Bruno BLANCKEMAN (2010), « Objectif : réel »
dans Barbara HAVERCROFT, Pascal MICHELUCCI et Pascal RIENDEAU (dir.), Le roman français de l’extrême contemporain. Écriture, engagements, énonciations, Québec, Nota Bene, coll. “Contemporanéités”, p. 223-233 Par Mariane Dalpé
RÉSUMÉ
Retour historique : dualité entre littérature référentielle et littérature spéculative, qui se perpétue jusqu’à nous. Néanmoins, dans les dernières décennies, on constate que le réel revient en force.
« Qu’est-ce que le réel pour Annie Ernaux, François Bon, Olivier Rolin, Sylvie Germain, Michel Houellebecq ? Un mixte de données matérielles et de circonstances sensibles, d’états de vie collectifs et d’éclats de voix singuliers, de faits avérés, d’événements en devenir, de situations historiques, culturelles, intimes, mais aussi une somme de phénomènes intangibles, par leur nature, décisifs par leur effet : des croyances, des désirs, des rêves, des intuitions, des angoisses, toute une part de vie impalpable que tentent aussi d’approcher des écritures à la crête du familier et du merveilleux – Marie Ndiaye, Emmanuel Carrère –, du politique et de l’épouvante – Antoine Volodine, Morgan Sportès. » (2010 : 224)
« C’est parce que le réel ne constitue pas un domaine institué mais un chantier perpétuel que son objectif se situe loin de toute velléité mimétique, à la croisée d’expériences probatoires qui l’authentifient et d’expériences scripturales qui éprouvent les formes possibles de sa configuration. » (2010 : 226)
Blanckeman défend l’idée que la littérature d’avant 1980 était loin d’être aussi coupée du réel qu’on le prétend. Ainsi, au lieu de parler de retour au réel, l’auteur évoque plutôt une « modification profonde du contenu et des contours de cette notion » (2010 : 228).
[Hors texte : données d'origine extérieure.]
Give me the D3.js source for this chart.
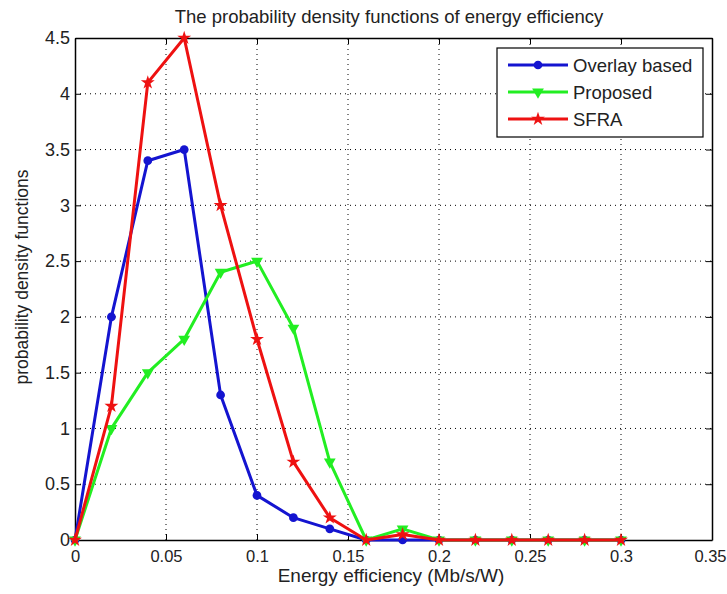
<!DOCTYPE html>
<html>
<head>
<meta charset="utf-8">
<script src="https://cdn.jsdelivr.net/npm/d3@7"></script>
<style>
  body { margin: 0; background: #fff; }
  svg { font-family: "Liberation Sans", Arial, sans-serif; }
</style>
</head>
<body>
<div id="chart"></div>
<script>
// data
var xValues = [0, 0.02, 0.04, 0.06, 0.08, 0.1, 0.12, 0.14, 0.16, 0.18, 0.2, 0.22, 0.24, 0.26, 0.28, 0.3];
var overlayBased = [0, 2.0, 3.4, 3.5, 1.3, 0.4, 0.2, 0.1, 0, 0, 0, 0, 0, 0, 0, 0];
var proposed = [0, 1.0, 1.5, 1.8, 2.4, 2.5, 1.9, 0.7, 0, 0.1, 0, 0, 0, 0, 0, 0];
var sfra = [0, 1.2, 4.1, 4.5, 3.0, 1.8, 0.7, 0.2, 0, 0.05, 0, 0, 0, 0, 0, 0];
var xTicks = [0, 0.05, 0.1, 0.15, 0.2, 0.25, 0.3, 0.35];
var yTicks = [0, 0.5, 1, 1.5, 2, 2.5, 3, 3.5, 4, 4.5];

var series = [
  {name: "Overlay based", values: overlayBased, color: "#1414d0", symbol: d3.symbolCircle},
  {name: "Proposed", values: proposed, color: "#22ee22", symbol: d3.symbolTriangle, flip: true},
  {name: "SFRA", values: sfra, color: "#ee1111", symbol: d3.symbolStar}
];

var width = 727, height = 594;
var margin = {left: 75, right: 15, top: 38, bottom: 54};

var x = d3.scaleLinear().domain([0, 0.35]).range([margin.left, width - margin.right]);
var y = d3.scaleLinear().domain([0, 4.5]).range([height - margin.bottom, margin.top]);

var svg = d3.select("#chart").append("svg")
  .attr("width", width)
  .attr("height", height);

// grid
svg.append("g")
  .selectAll("line")
  .data(xTicks.slice(1, -1))
  .enter().append("line")
    .attr("x1", function(d) { return x(d); })
    .attr("x2", function(d) { return x(d); })
    .attr("y1", y(0))
    .attr("y2", y(4.5))
    .attr("stroke", "#000")
    .attr("stroke-width", 1)
    .attr("stroke-dasharray", "1,4");

svg.append("g")
  .selectAll("line")
  .data(yTicks.slice(1, -1))
  .enter().append("line")
    .attr("x1", x(0))
    .attr("x2", x(0.35))
    .attr("y1", function(d) { return y(d); })
    .attr("y2", function(d) { return y(d); })
    .attr("stroke", "#000")
    .attr("stroke-width", 1)
    .attr("stroke-dasharray", "1,4");

// axes, ticks pointing inward like matlab
var xAxis = svg.append("g")
  .attr("transform", "translate(0," + y(0) + ")")
  .call(d3.axisBottom(x).tickValues(xTicks).tickFormat(d3.format("")).tickSizeInner(-6).tickSizeOuter(0).tickPadding(10));

svg.append("g")
  .attr("transform", "translate(0," + y(4.5) + ")")
  .call(d3.axisTop(x).tickValues(xTicks).tickFormat("").tickSizeInner(-6).tickSizeOuter(0));

var yAxis = svg.append("g")
  .attr("transform", "translate(" + x(0) + ",0)")
  .call(d3.axisLeft(y).tickValues(yTicks).tickFormat(d3.format("")).tickSizeInner(-6).tickSizeOuter(0).tickPadding(5));

svg.append("g")
  .attr("transform", "translate(" + x(0.35) + ",0)")
  .call(d3.axisRight(y).tickValues(yTicks).tickFormat("").tickSizeInner(-6).tickSizeOuter(0));

svg.selectAll(".domain").attr("stroke", "#000").attr("stroke-width", 1.5);
svg.selectAll(".tick line").attr("stroke", "#000");
yAxis.selectAll(".tick text").attr("font-size", 18).attr("fill", "#222");
xAxis.selectAll(".tick text").attr("font-size", 16.5).attr("fill", "#222");
// last label sits right at the window edge, keep it inside
xAxis.selectAll(".tick text").filter(function(d) { return d === 0.35; })
  .attr("text-anchor", "end")
  .attr("x", width - 1 - x(0.35));

// lines
var line = d3.line()
  .x(function(d, i) { return x(xValues[i]); })
  .y(function(d) { return y(d); });

series.forEach(function(s) {
  svg.append("path")
    .datum(s.values)
    .attr("fill", "none")
    .attr("stroke", s.color)
    .attr("stroke-width", 3)
    .attr("stroke-linejoin", "round")
    .attr("d", line);

  svg.append("g")
    .selectAll("path")
    .data(s.values)
    .enter().append("path")
      .attr("d", d3.symbol().type(s.symbol).size(60))
      .attr("transform", function(d, i) {
        return "translate(" + x(xValues[i]) + "," + y(d) + ")" + (s.flip ? " rotate(180)" : "");
      })
      .attr("fill", s.color);
});

// legend
var legend = svg.append("g").attr("transform", "translate(497,48)");
legend.append("rect")
  .attr("width", 206)
  .attr("height", 89)
  .attr("fill", "#fff")
  .attr("stroke", "#000")
  .attr("stroke-width", 1.2);

series.forEach(function(s, i) {
  var ly = 17 + i * 27;
  legend.append("line")
    .attr("x1", 11).attr("x2", 71)
    .attr("y1", ly).attr("y2", ly)
    .attr("stroke", s.color)
    .attr("stroke-width", 3);
  legend.append("path")
    .attr("d", d3.symbol().type(s.symbol).size(60))
    .attr("transform", "translate(41," + ly + ")" + (s.flip ? " rotate(180)" : ""))
    .attr("fill", s.color);
  legend.append("text")
    .attr("x", 76)
    .attr("y", ly + 7)
    .attr("font-size", 18.5)
    .attr("fill", "#222")
    .text(s.name);
});

// titles
svg.append("text")
  .attr("x", 389)
  .attr("y", 23)
  .attr("text-anchor", "middle")
  .attr("font-size", 18.5)
  .attr("fill", "#222")
  .text("The probability density functions of energy efficiency");

svg.append("text")
  .attr("x", 391)
  .attr("y", 582)
  .attr("text-anchor", "middle")
  .attr("font-size", 19)
  .attr("fill", "#222")
  .text("Energy efficiency (Mb/s/W)");

svg.append("text")
  .attr("transform", "translate(28,277) rotate(-90)")
  .attr("text-anchor", "middle")
  .attr("font-size", 17.5)
  .attr("fill", "#222")
  .text("probability density functions");
</script>
</body>
</html>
« Ne pas pouvoir dire le réel tout en multipliant les énoncés qui tentent de le sérier, ne pas pouvoir l’objectiver tout en entrecroisant les récits d’expériences qui le prélèvent à la pointe des faits et l’inscrivent à ras les phrases, ne pas pouvoir le totaliser mais jouer des effets de fragmentation et d’ellipses pour générer une dynamique du vide qui mette en relief la prise des mots, pour marquer des blancs qui contractent la mesure des signes : à leur façon, combien de romans obéissent à cette injonction […]. » (2010 : 229)
Approches minimalistes ou maximalistes ; écart entre une pulsion de compréhension et une expérience de l’indétermination.
« Ni refus ni retour, ni replis ni redites, objectif réel, donc : une littérature qui travaille le réel en éprouvant la tension entre ce à quoi il renvoie – de l’illimité – et ce qu’elle peut en dire – du sélectif –, tension fertile en cela qu’elle oblige les écritures à se situer – quel imaginaire du réel est le leur ? – tout en les incitant à s’enchanter – l’illimité comme une variante de l’infini, que seules la fable, la musique, la rythmique des récits peuvent pressentir –; un réel qui travaille, alors, la littérature comme l’une de ses composantes, du réel en mode virtuel, qui accomplirait le fantasme, parvenir à s’objectiver, à l’image de l’œil qui rêve de se regarder lui-même. » (2010 : 231-232)
Dans ce texte somme toute assez général, Blanckeman fait au fond le constat de l’importance et de la multiplicité des approches du réel dans la littérature française contemporaine, tout en soulignant que cette tendance n’est pas n’est pas complètement en rupture avec la production de la période précédente.